Finally, we note that Lagos et al. (2024) also updated the SHARK semi-analytic model with a new prescription for galaxy angular momentum, influenced by star formation laws and circular velocity profiles. This update facilitates more accurate predictions of the galaxy mass–size relationships for both bulge and disc components, showing improvements over previous versions and better alignment with observational data at |$z=0$|. Their analysis focused on comparing direct simulation output with observations. Nevertheless, there are significant complexities associated with comparing galaxy sizes with observations. As demonstrated in our comparison of galaxy sizes from L-galaxies with observational data in Section 4.6, the results can substantially change once mock galaxy sizes are determined using the same methodology as applied to observational data, for instance by fitting a single component Sérsic profile (Fig. 11), compared to using raw simulation output. For reference, currently the L-galaxies models follow Mo et al. (1998), assuming that the angular momentum of infalling material aligns with that already present in the galaxy’s disc.
De Lucia et al. (2024) recently evaluated three different versions of the GAEA semi-analytic model (De Lucia & Blaizot 2007), including a version with a new AGN-driven outflow mechanism and updated treatment for low mass satellites, and compared these to findings from Weaver et al. (2023). The GAEA model was calibrated using the stellar mass function up to |$z\sim 3$| and the AGN luminosity function up to |$z\sim 4$|. While the updated GAEA model showed improvements in simulating total and quenched systems up to |$z\sim 4$|, discrepancies remained, albeit smaller than those in earlier versions of their models.
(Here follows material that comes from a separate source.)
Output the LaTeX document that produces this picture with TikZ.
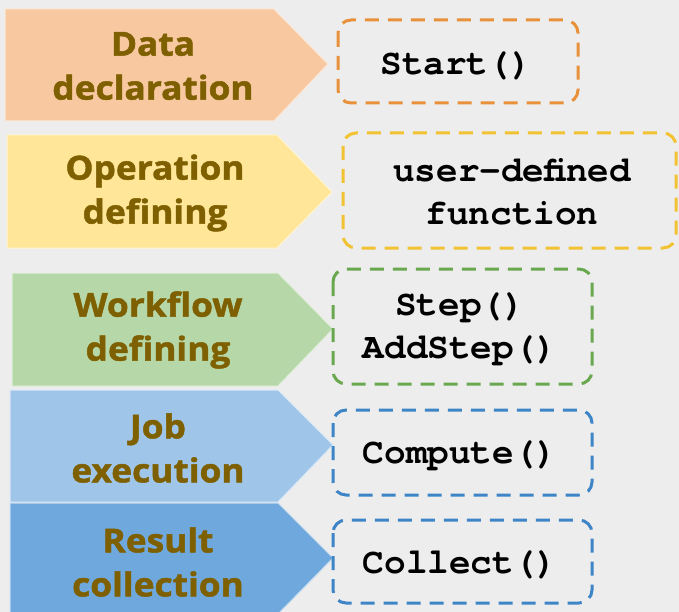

It is important to note that they used a sSFR cutoff to classify galaxies as quenched, in contrast to the |$\rm NUVrJ$| criterion used by Weaver et al. (2023) and our paper, potentially introducing systematic biases such as overestimation of the quenched fraction in the simulations. The NUV band captures star formation history over the past billion years, offering a longer term view of the past star formation history than the instantaneous SFR in the model, which only reflects recent activity on the time-scale of a single snapshot. This could lead to an overestimation of quenched galaxies when using sSFR criteria in the model (e.g. Haydon et al. 2020). Including these biases and Gaussian distributed uncertainties in the SMFs, the model predictions fell slightly short of matching the observations at the massive end. The models produced about 2.5 times more |$M_\star \sim 10^{11}\:{\rm M}_{\odot }$| quenched systems at |$z\sim 2$| than the A21L-galaxies model, likely a consequence of the AGN-driven outflows.
In a study by Zoldan et al. (2019), galaxy sizes in an older version of the GAEA model (Xie et al. 2017) were evaluated against observational data from der Wel et al. (2014b). The analysis showed good agreement with the properties of SFGs but less agreement with QGs, yet better than L-galaxies. The model reproduced the steep slope of the galaxy mass–size relation noted by der Wel et al. (2014b). However, the study employed a sSFR cutoff to define quenched systems, differing from der Wel et al. (2014b)’s selection criteria. This likely would have led to an overestimation of the number of quenched systems affecting their median sizes. Moreover, they did not attempt to derive galaxy sizes by fitting a Sérsic profile, an exercise conducted both in der Wel et al. (2014b) and in our study.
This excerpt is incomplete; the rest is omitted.